Since Frank Sinatra's singing is the driving force in "Come Fly Away," let's get another look at Sinatra the musician from Christopher Warren-Green -- yes, the leader of the Charlotte Symphony.
"If he had been a conductor, he'd have been one of the best," Warren-Green said.
That wasn't just talk. Warren-Green watched Sinatra in action.
As a young freelancer in 1970s London, before he went into conducting, Warren-Green played the violin in the orchestra at the Palladium -- the theater that showcased generations of show-business greats. Of all the big names who came during Warren-Green's time, "Sinatra was the one one you could learn from," he told me in a 2010 interview. Sinatra's most conspicuous qualities:
"His tremendous charisma and his professionalism. And most importantly, his musicianship." When Sinatra sang, Warren-Green said, "the way he turned phrases was spectacular." But Sinatra was more than a singer.
Even though he brought along a music director -- Don Costa, who made some of the arrangements heard in "Come Fly Away" -- Sinatra led the rehearsals, Warren-Green said.
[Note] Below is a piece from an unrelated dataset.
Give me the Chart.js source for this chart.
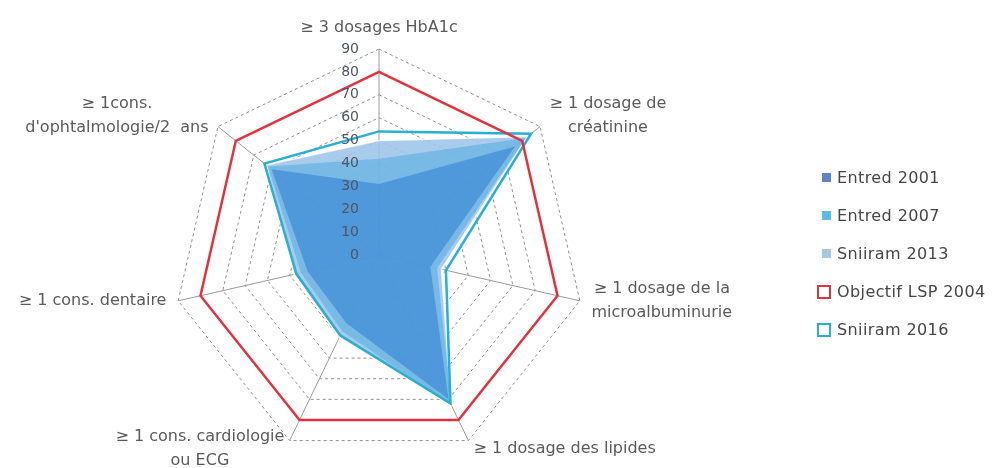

"He had slight body movements he'd direct at the orchestra -- very slight gestures. But they had a powerful impact," Warren-Green said. With Costa mainly observing from out in the theater, Sinatra even handled housekeeping chores like giving out the order of musical numbers in the show.
"He came across as very humble," Warren-Green said. "He was different when he was performing. But in rehearsal with the musicians, he was like just another musician rehearsing in a professional way."